* [Data]:
** Start **

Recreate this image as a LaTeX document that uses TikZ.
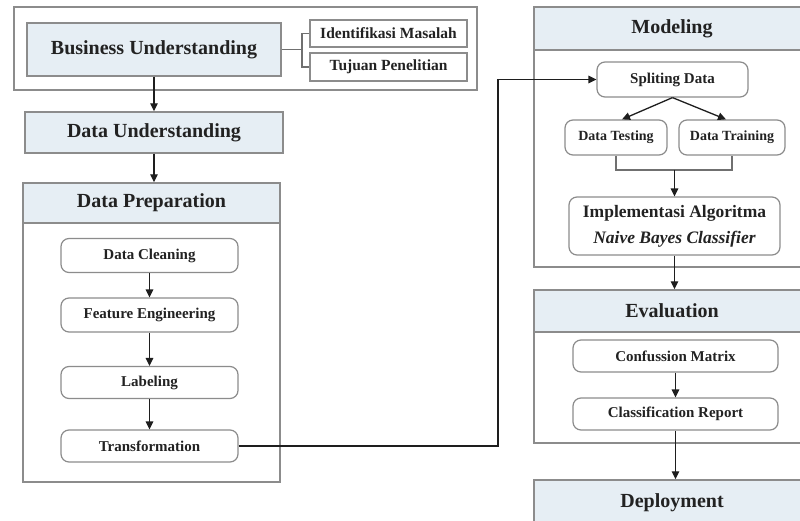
\documentclass[tikz,border=0pt]{standalone}
\usepackage{fontspec}
\setmainfont{Liberation Serif}
\usetikzlibrary{arrows.meta}
\definecolor{hdr}{HTML}{E6EEF4}
\definecolor{frm}{HTML}{8C8C8C}
\definecolor{txt}{HTML}{222222}
\definecolor{lnc}{HTML}{1E1E1E}
\tikzset{
  frame/.style={draw=frm, line width=1.4pt, fill=white, inner sep=0pt},
  hdrbox/.style={draw=frm, line width=1.4pt, fill=hdr, inner sep=0pt, text=txt,
    font=\fontsize{20}{22}\selectfont\bfseries},
  stepbox/.style={draw=frm, line width=1.2pt, rounded corners=8pt, fill=white, inner sep=0pt,
    text=txt, font=\fontsize{15}{17}\selectfont\bfseries},
  subbox/.style={draw=frm, line width=1.1pt, fill=white, inner sep=0pt, text=txt,
    font=\fontsize{15.5}{17}\selectfont\bfseries},
  arr/.style={draw=lnc, line width=1.3pt, -{Triangle[length=8pt,width=7.5pt]}},
  ln/.style={draw=lnc, line width=1.2pt},
  bln/.style={draw=frm!80!black, line width=1.1pt}
}
\begin{document}
\begin{tikzpicture}[x=1pt,y=-1pt]
\useasboundingbox (0,0) rectangle (800,521);
\fill[white] (0,0) rectangle (800,521);

% Business understanding group
\node[frame, minimum width=463pt, minimum height=83pt] (BUout) at (245.5,48.5) {};
\node[hdrbox, minimum width=254pt, minimum height=53pt] (BU) at (154,49.5) {Business Understanding};
\node[subbox, minimum width=157pt, minimum height=27pt] (IM) at (388.5,33.5) {Identifikasi Masalah};
\node[subbox, minimum width=157pt, minimum height=28pt] (TP) at (388.5,67) {Tujuan Penelitian};
\coordinate (br) at (302,49.5);
\draw[bln] (BU.east) -- (br);
\draw[bln] (IM.west) -| (br) |- (TP.west);

% Data understanding
\node[hdrbox, minimum width=258pt, minimum height=41pt] (DU) at (154,132.5) {Data Understanding};

% Data preparation
\node[frame, minimum width=257pt, minimum height=299pt] (DPbox) at (151.5,332.5) {};
\node[hdrbox, minimum width=257pt, minimum height=40pt] (DPhdr) at (151.5,203) {Data Preparation};
\node[stepbox, minimum width=177pt, minimum height=34pt] (DC) at (149.5,255.5) {Data Cleaning};
\node[stepbox, minimum width=177pt, minimum height=34pt] (FE) at (149.5,315) {Feature Engineering};
\node[stepbox, minimum width=177pt, minimum height=32pt] (LB) at (149.5,382.5) {Labeling};
\node[stepbox, minimum width=177pt, minimum height=32pt] (TR) at (149.5,446) {Transformation};

\draw[arr] (BU.south) -- (DU.north);
\draw[arr] (DU.south) -- (DU.south |- DPhdr.north);
\draw[arr] (DC) -- (FE);
\draw[arr] (FE) -- (LB);
\draw[arr] (LB) -- (TR);

% Modeling
\node[frame, minimum width=276pt, minimum height=260pt] (MObox) at (672,137) {};
\node[hdrbox, minimum width=276pt, minimum height=43pt] (MOhdr) at (672,28.5) {Modeling};
\node[stepbox, minimum width=151pt, minimum height=35pt] (SD) at (672.5,79.5) {Spliting Data};
\node[stepbox, minimum width=102pt, minimum height=35pt, font=\fontsize{14}{15}\selectfont\bfseries] (DTe) at (616,137.5) {Data Testing};
\node[stepbox, minimum width=106pt, minimum height=35pt, font=\fontsize{14}{15}\selectfont\bfseries] (DTr) at (732,137.5) {Data Training};
\node[stepbox, minimum width=211pt, minimum height=58pt, align=center, font=\fontsize{17.5}{26}\selectfont\bfseries] (IA) at (674.5,226) {Implementasi Algoritma\\\textit{Naive Bayes Classifier}};

\coordinate (jx) at (498,446);
\draw[arr] (TR.east) -- (jx) |- (SD.west);
\draw[arr] (SD.south) -- ([xshift=6pt]DTe.north);
\draw[arr] (SD.south) -- ([xshift=-6pt]DTr.north);
\coordinate (bm) at (674.5,170);
\draw[bln] (DTe.south) |- (bm) -| (DTr.south);
\draw[arr] (bm) -- (IA.north);

% Evaluation
\node[frame, minimum width=276pt, minimum height=153pt] (EVbox) at (672,366.5) {};
\node[hdrbox, minimum width=276pt, minimum height=42pt] (EVhdr) at (672,311) {Evaluation};
\node[stepbox, minimum width=205pt, minimum height=32pt] (CM) at (675.5,356) {Confussion Matrix};
\node[stepbox, minimum width=205pt, minimum height=32pt] (CR) at (675.5,414) {Classification Report};
\draw[arr] (IA.south) -- (IA.south |- EVhdr.north);
\draw[arr] (CM) -- (CR);

% Deployment
\node[hdrbox, minimum width=276pt, minimum height=46pt] (DEP) at (672,503) {Deployment};
\draw[arr] (CR.south) -- (CR.south |- DEP.north);
\end{tikzpicture}
\end{document}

** End **

* [What the task asks]:
Take the listing above and restate it word for word, without its pictures.

* [Task result]:
Recreate this image as a LaTeX document that uses TikZ.
\documentclass[tikz,border=0pt]{standalone}
\usepackage{fontspec}
\setmainfont{Liberation Serif}
\usetikzlibrary{arrows.meta}
\definecolor{hdr}{HTML}{E6EEF4}
\definecolor{frm}{HTML}{8C8C8C}
\definecolor{txt}{HTML}{222222}
\definecolor{lnc}{HTML}{1E1E1E}
\tikzset{
  frame/.style={draw=frm, line width=1.4pt, fill=white, inner sep=0pt},
  hdrbox/.style={draw=frm, line width=1.4pt, fill=hdr, inner sep=0pt, text=txt,
    font=\fontsize{20}{22}\selectfont\bfseries},
  stepbox/.style={draw=frm, line width=1.2pt, rounded corners=8pt, fill=white, inner sep=0pt,
    text=txt, font=\fontsize{15}{17}\selectfont\bfseries},
  subbox/.style={draw=frm, line width=1.1pt, fill=white, inner sep=0pt, text=txt,
    font=\fontsize{15.5}{17}\selectfont\bfseries},
  arr/.style={draw=lnc, line width=1.3pt, -{Triangle[length=8pt,width=7.5pt]}},
  ln/.style={draw=lnc, line width=1.2pt},
  bln/.style={draw=frm!80!black, line width=1.1pt}
}
\begin{document}
\begin{tikzpicture}[x=1pt,y=-1pt]
\useasboundingbox (0,0) rectangle (800,521);
\fill[white] (0,0) rectangle (800,521);

% Business understanding group
\node[frame, minimum width=463pt, minimum height=83pt] (BUout) at (245.5,48.5) {};
\node[hdrbox, minimum width=254pt, minimum height=53pt] (BU) at (154,49.5) {Business Understanding};
\node[subbox, minimum width=157pt, minimum height=27pt] (IM) at (388.5,33.5) {Identifikasi Masalah};
\node[subbox, minimum width=157pt, minimum height=28pt] (TP) at (388.5,67) {Tujuan Penelitian};
\coordinate (br) at (302,49.5);
\draw[bln] (BU.east) -- (br);
\draw[bln] (IM.west) -| (br) |- (TP.west);

% Data understanding
\node[hdrbox, minimum width=258pt, minimum height=41pt] (DU) at (154,132.5) {Data Understanding};

% Data preparation
\node[frame, minimum width=257pt, minimum height=299pt] (DPbox) at (151.5,332.5) {};
\node[hdrbox, minimum width=257pt, minimum height=40pt] (DPhdr) at (151.5,203) {Data Preparation};
\node[stepbox, minimum width=177pt, minimum height=34pt] (DC) at (149.5,255.5) {Data Cleaning};
\node[stepbox, minimum width=177pt, minimum height=34pt] (FE) at (149.5,315) {Feature Engineering};
\node[stepbox, minimum width=177pt, minimum height=32pt] (LB) at (149.5,382.5) {Labeling};
\node[stepbox, minimum width=177pt, minimum height=32pt] (TR) at (149.5,446) {Transformation};

\draw[arr] (BU.south) -- (DU.north);
\draw[arr] (DU.south) -- (DU.south |- DPhdr.north);
\draw[arr] (DC) -- (FE);
\draw[arr] (FE) -- (LB);
\draw[arr] (LB) -- (TR);

% Modeling
\node[frame, minimum width=276pt, minimum height=260pt] (MObox) at (672,137) {};
\node[hdrbox, minimum width=276pt, minimum height=43pt] (MOhdr) at (672,28.5) {Modeling};
\node[stepbox, minimum width=151pt, minimum height=35pt] (SD) at (672.5,79.5) {Spliting Data};
\node[stepbox, minimum width=102pt, minimum height=35pt, font=\fontsize{14}{15}\selectfont\bfseries] (DTe) at (616,137.5) {Data Testing};
\node[stepbox, minimum width=106pt, minimum height=35pt, font=\fontsize{14}{15}\selectfont\bfseries] (DTr) at (732,137.5) {Data Training};
\node[stepbox, minimum width=211pt, minimum height=58pt, align=center, font=\fontsize{17.5}{26}\selectfont\bfseries] (IA) at (674.5,226) {Implementasi Algoritma\\\textit{Naive Bayes Classifier}};

\coordinate (jx) at (498,446);
\draw[arr] (TR.east) -- (jx) |- (SD.west);
\draw[arr] (SD.south) -- ([xshift=6pt]DTe.north);
\draw[arr] (SD.south) -- ([xshift=-6pt]DTr.north);
\coordinate (bm) at (674.5,170);
\draw[bln] (DTe.south) |- (bm) -| (DTr.south);
\draw[arr] (bm) -- (IA.north);

% Evaluation
\node[frame, minimum width=276pt, minimum height=153pt] (EVbox) at (672,366.5) {};
\node[hdrbox, minimum width=276pt, minimum height=42pt] (EVhdr) at (672,311) {Evaluation};
\node[stepbox, minimum width=205pt, minimum height=32pt] (CM) at (675.5,356) {Confussion Matrix};
\node[stepbox, minimum width=205pt, minimum height=32pt] (CR) at (675.5,414) {Classification Report};
\draw[arr] (IA.south) -- (IA.south |- EVhdr.north);
\draw[arr] (CM) -- (CR);

% Deployment
\node[hdrbox, minimum width=276pt, minimum height=46pt] (DEP) at (672,503) {Deployment};
\draw[arr] (CR.south) -- (CR.south |- DEP.north);
\end{tikzpicture}
\end{document}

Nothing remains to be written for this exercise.